By: David M. Garten, Esq.

ARTICLE: Holy Revival! Reviving The Decedent’s Former Will

“The revocation by the testator of a will that revokes a former will shall not revive the former will, even though the former will is in existence at the date of the revocation of the subsequent will.” See, §732.508(1), F.S.  However, if the testator’s current will fails for lack of validity, as opposed to a voluntary revocation, it will be presumed under the doctrine of dependent relative revocation (“DRR”) that the revocation of the former will was conditioned on the validity of the current will. In other words, DRR creates a rebuttable presumption that the testator would have preferred to revive his earlier devises through his former will rather than let the property go by intestacy. See, Wehrheim v. Golden Pond Assisted Living Facility, 905 So. 2d 1002 (Fla. 5th DCA 2005).

PARTIAL v. TOTAL INVALIDITY: If the execution of a will is procured by fraud, duress, mistake, or undue influence, the will or any part so procured is void, but the remainder of the will not so procured shall be valid if it is not invalid for other reasons. See, §732.5165, F.S.  For example, if the court finds that the revocation clause of the current will is valid but that the remainder of the will is invalid, the testator’s property may go by intestacy.

SIMILARITIES BETWEEN WILLS: The application of DRR hinges, in part, on whether “the provisions of the current invalid will are sufficiently similar to the former will.”  In order to determine whether the presumption exists or is rebutted, the court must confine its inquiry to the testamentary documents before it without resort to extrinsic evidence. Hence, in order to determine the testator’s presumed intent, the court must consider whether the provisions of the present invalid will are sufficiently similar to the former will. If the later revoked will is sufficiently similar to the former will, then the court can more easily indulge the presumption that the testator intended the revocation of the former will to be conditional on the validity of the later will and that the testator prefers the provisions of the former will over intestacy. See, Wehrheim, supra.

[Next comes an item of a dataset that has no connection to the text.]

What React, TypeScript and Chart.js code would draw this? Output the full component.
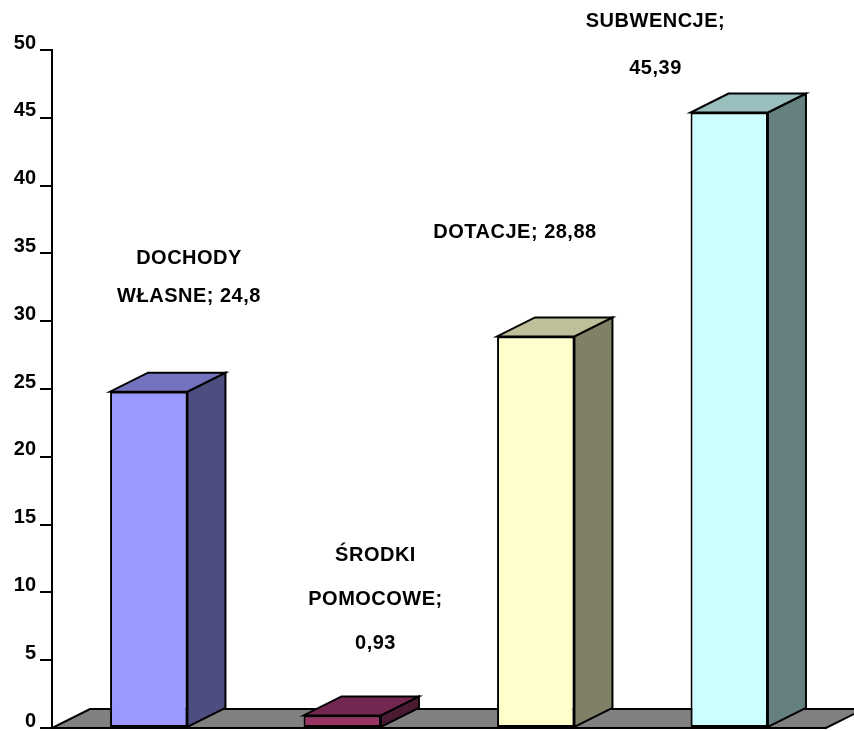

UNDUE INFLUENCE/EXTRINSIC EVIDENCE: However, in cases of undue influence, the court’s inquiry is not confined to the four corners of the testamentary documents before it.  The presumption of DRR only requires a showing of “broad similarity” between a decedent’s current will and his former will; therefore, the probate court may consider any admissible, extrinsic evidence when measuring similarity for purposes of DRR’s application.  Extrinsic evidence may be essential in order to grasp the true testamentary intentions of a testator who has left multiple wills, some of which may or may not have been affected, to some degree, by another’s undue influence. Without resort to extrinsic evidence, a proponent for the doctrine’s presumption may have no viable means of showing sufficient similarity between the tainted and untainted portions of testamentary documents and an adverse party would never have a way to rebut the presumption. Therefore, in cases involving undue influence, a probate court is not confined to the testamentary documents when determining whether the doctrine of dependent relative revocation should apply. Upon a finding of undue influence, a probate court may consider any relevant, admissible evidence to decide if the testator intended a will’s revocation clause to be conditional upon the will’s efficacy. See, Rocke v. Am. Research Bureau (In re Estate of Murphy), 2015 Fla. App. LEXIS 16740 (Fla. 2nd DCA November 6, 2015).

BURDEN OF PROOF POST-DRR: When the presumption of DRR arises, the burden of proof shifts to the opponent of the presumption to show that the testator held an independent, unaffected intention to revoke his former will. See, Rocke, supra.